Set down the listing below verbatim, but only from its first line through the line containing "inner sep=0pt] (oc)".

##### Records shown

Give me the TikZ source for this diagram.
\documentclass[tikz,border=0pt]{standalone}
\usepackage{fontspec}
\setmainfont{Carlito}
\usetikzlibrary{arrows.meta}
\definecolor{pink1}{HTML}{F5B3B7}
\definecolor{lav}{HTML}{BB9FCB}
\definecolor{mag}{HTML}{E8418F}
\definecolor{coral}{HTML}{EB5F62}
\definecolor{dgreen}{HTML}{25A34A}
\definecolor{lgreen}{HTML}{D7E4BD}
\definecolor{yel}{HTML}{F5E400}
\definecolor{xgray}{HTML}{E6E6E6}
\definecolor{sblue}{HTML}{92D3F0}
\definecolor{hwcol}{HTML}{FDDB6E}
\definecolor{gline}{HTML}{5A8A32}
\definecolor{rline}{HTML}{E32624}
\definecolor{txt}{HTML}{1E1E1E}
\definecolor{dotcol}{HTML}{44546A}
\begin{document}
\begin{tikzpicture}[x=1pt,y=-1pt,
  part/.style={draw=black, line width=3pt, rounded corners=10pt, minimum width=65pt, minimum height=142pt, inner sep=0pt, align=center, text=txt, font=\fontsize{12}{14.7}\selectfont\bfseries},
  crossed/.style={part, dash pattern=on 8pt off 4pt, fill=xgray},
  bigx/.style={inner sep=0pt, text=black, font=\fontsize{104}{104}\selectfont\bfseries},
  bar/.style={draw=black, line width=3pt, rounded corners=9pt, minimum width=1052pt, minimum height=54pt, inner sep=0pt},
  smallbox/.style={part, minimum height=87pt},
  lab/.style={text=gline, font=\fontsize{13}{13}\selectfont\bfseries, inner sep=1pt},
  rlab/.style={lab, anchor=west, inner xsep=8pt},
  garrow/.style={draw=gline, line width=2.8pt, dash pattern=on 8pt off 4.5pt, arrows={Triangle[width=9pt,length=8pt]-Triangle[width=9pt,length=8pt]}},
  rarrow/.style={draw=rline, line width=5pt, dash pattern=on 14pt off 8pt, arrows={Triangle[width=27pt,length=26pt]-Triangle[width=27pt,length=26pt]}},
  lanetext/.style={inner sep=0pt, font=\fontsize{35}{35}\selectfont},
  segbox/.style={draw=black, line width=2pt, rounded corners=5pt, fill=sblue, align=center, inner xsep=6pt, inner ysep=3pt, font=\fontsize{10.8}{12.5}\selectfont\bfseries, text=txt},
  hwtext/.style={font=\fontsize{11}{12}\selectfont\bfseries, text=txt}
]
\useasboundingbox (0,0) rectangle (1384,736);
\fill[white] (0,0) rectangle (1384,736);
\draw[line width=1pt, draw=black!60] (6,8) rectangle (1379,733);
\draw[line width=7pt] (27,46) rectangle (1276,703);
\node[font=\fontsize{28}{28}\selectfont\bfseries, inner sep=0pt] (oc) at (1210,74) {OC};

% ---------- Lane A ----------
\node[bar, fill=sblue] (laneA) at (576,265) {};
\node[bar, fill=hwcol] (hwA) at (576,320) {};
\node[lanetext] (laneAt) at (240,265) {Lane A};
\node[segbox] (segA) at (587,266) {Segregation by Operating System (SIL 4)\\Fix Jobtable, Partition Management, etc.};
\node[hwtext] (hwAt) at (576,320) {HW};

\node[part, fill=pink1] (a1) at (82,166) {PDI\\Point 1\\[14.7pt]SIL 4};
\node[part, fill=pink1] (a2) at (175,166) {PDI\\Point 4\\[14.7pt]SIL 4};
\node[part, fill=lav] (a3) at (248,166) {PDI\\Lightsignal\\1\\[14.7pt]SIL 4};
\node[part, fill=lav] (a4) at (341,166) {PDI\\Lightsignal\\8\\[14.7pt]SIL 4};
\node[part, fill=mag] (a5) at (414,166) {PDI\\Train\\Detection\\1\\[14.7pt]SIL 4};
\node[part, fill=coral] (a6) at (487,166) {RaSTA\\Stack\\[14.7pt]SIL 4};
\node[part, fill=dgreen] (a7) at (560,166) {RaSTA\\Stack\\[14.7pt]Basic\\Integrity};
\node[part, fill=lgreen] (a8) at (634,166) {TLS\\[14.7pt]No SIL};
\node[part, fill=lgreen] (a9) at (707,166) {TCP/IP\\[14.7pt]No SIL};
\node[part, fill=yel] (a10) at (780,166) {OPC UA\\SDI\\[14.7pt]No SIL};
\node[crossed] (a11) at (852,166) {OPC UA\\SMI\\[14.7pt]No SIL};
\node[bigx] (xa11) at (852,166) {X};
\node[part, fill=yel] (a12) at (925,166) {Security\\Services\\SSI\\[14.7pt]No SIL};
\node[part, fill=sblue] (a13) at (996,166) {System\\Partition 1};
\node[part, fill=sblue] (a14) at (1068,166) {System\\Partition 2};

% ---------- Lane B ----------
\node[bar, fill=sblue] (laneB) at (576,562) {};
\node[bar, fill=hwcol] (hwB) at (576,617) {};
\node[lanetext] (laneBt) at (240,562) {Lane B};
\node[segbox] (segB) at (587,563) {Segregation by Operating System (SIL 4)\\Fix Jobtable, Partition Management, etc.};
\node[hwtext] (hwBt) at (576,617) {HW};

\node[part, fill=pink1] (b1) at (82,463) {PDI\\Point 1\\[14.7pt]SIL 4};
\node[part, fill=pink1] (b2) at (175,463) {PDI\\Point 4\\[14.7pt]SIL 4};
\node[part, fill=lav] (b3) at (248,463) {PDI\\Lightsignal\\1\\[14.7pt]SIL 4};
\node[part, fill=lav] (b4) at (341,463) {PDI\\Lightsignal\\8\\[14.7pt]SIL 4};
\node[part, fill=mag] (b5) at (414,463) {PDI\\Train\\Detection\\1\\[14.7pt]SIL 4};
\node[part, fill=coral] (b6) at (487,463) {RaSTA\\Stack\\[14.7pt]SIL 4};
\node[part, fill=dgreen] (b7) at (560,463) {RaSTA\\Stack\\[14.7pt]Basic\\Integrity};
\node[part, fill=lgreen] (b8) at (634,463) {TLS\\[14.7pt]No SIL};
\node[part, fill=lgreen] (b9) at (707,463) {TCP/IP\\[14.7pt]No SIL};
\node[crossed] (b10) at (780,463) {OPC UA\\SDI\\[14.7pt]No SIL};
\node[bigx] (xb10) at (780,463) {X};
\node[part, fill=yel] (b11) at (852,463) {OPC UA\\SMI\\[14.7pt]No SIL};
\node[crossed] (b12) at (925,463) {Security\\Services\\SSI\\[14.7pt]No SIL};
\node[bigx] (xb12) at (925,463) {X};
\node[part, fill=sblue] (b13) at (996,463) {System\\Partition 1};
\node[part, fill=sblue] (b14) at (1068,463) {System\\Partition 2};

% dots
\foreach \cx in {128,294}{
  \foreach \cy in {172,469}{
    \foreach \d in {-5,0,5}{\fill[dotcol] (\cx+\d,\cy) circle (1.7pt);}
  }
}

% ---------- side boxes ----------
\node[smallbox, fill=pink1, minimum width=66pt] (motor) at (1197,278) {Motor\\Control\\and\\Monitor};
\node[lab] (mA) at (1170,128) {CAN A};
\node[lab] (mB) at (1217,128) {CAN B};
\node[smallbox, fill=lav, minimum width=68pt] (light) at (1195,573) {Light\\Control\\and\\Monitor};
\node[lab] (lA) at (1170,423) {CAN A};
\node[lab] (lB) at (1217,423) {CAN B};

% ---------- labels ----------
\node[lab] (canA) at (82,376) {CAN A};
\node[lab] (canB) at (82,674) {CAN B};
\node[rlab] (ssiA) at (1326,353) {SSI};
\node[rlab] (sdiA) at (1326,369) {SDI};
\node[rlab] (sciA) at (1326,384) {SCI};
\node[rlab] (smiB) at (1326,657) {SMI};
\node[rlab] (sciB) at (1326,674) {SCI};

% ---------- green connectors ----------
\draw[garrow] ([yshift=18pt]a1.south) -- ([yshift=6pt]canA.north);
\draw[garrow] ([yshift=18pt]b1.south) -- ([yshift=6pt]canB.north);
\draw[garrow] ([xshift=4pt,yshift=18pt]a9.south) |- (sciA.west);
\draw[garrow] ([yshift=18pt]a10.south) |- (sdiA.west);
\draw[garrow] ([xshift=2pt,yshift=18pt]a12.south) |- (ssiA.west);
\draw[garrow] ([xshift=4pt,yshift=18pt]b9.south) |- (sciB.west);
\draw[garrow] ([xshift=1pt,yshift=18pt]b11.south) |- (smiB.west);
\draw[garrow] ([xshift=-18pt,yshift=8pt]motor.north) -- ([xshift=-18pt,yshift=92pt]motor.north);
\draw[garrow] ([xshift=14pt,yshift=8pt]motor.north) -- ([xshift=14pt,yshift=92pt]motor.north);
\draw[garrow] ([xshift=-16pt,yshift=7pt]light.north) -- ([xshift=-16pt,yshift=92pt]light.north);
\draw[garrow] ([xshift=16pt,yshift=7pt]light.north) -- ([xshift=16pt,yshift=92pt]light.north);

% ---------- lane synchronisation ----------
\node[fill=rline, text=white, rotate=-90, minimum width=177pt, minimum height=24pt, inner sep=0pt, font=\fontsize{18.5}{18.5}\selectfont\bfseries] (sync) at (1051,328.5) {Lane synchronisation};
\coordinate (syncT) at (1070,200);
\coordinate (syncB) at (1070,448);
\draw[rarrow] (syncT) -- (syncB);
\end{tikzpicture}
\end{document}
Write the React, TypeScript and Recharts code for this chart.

##########

# Final result
Give me the TikZ source for this diagram.
\documentclass[tikz,border=0pt]{standalone}
\usepackage{fontspec}
\setmainfont{Carlito}
\usetikzlibrary{arrows.meta}
\definecolor{pink1}{HTML}{F5B3B7}
\definecolor{lav}{HTML}{BB9FCB}
\definecolor{mag}{HTML}{E8418F}
\definecolor{coral}{HTML}{EB5F62}
\definecolor{dgreen}{HTML}{25A34A}
\definecolor{lgreen}{HTML}{D7E4BD}
\definecolor{yel}{HTML}{F5E400}
\definecolor{xgray}{HTML}{E6E6E6}
\definecolor{sblue}{HTML}{92D3F0}
\definecolor{hwcol}{HTML}{FDDB6E}
\definecolor{gline}{HTML}{5A8A32}
\definecolor{rline}{HTML}{E32624}
\definecolor{txt}{HTML}{1E1E1E}
\definecolor{dotcol}{HTML}{44546A}
\begin{document}
\begin{tikzpicture}[x=1pt,y=-1pt,
  part/.style={draw=black, line width=3pt, rounded corners=10pt, minimum width=65pt, minimum height=142pt, inner sep=0pt, align=center, text=txt, font=\fontsize{12}{14.7}\selectfont\bfseries},
  crossed/.style={part, dash pattern=on 8pt off 4pt, fill=xgray},
  bigx/.style={inner sep=0pt, text=black, font=\fontsize{104}{104}\selectfont\bfseries},
  bar/.style={draw=black, line width=3pt, rounded corners=9pt, minimum width=1052pt, minimum height=54pt, inner sep=0pt},
  smallbox/.style={part, minimum height=87pt},
  lab/.style={text=gline, font=\fontsize{13}{13}\selectfont\bfseries, inner sep=1pt},
  rlab/.style={lab, anchor=west, inner xsep=8pt},
  garrow/.style={draw=gline, line width=2.8pt, dash pattern=on 8pt off 4.5pt, arrows={Triangle[width=9pt,length=8pt]-Triangle[width=9pt,length=8pt]}},
  rarrow/.style={draw=rline, line width=5pt, dash pattern=on 14pt off 8pt, arrows={Triangle[width=27pt,length=26pt]-Triangle[width=27pt,length=26pt]}},
  lanetext/.style={inner sep=0pt, font=\fontsize{35}{35}\selectfont},
  segbox/.style={draw=black, line width=2pt, rounded corners=5pt, fill=sblue, align=center, inner xsep=6pt, inner ysep=3pt, font=\fontsize{10.8}{12.5}\selectfont\bfseries, text=txt},
  hwtext/.style={font=\fontsize{11}{12}\selectfont\bfseries, text=txt}
]
\useasboundingbox (0,0) rectangle (1384,736);
\fill[white] (0,0) rectangle (1384,736);
\draw[line width=1pt, draw=black!60] (6,8) rectangle (1379,733);
\draw[line width=7pt] (27,46) rectangle (1276,703);
\node[font=\fontsize{28}{28}\selectfont\bfseries, inner sep=0pt] (oc) at (1210,74) {OC};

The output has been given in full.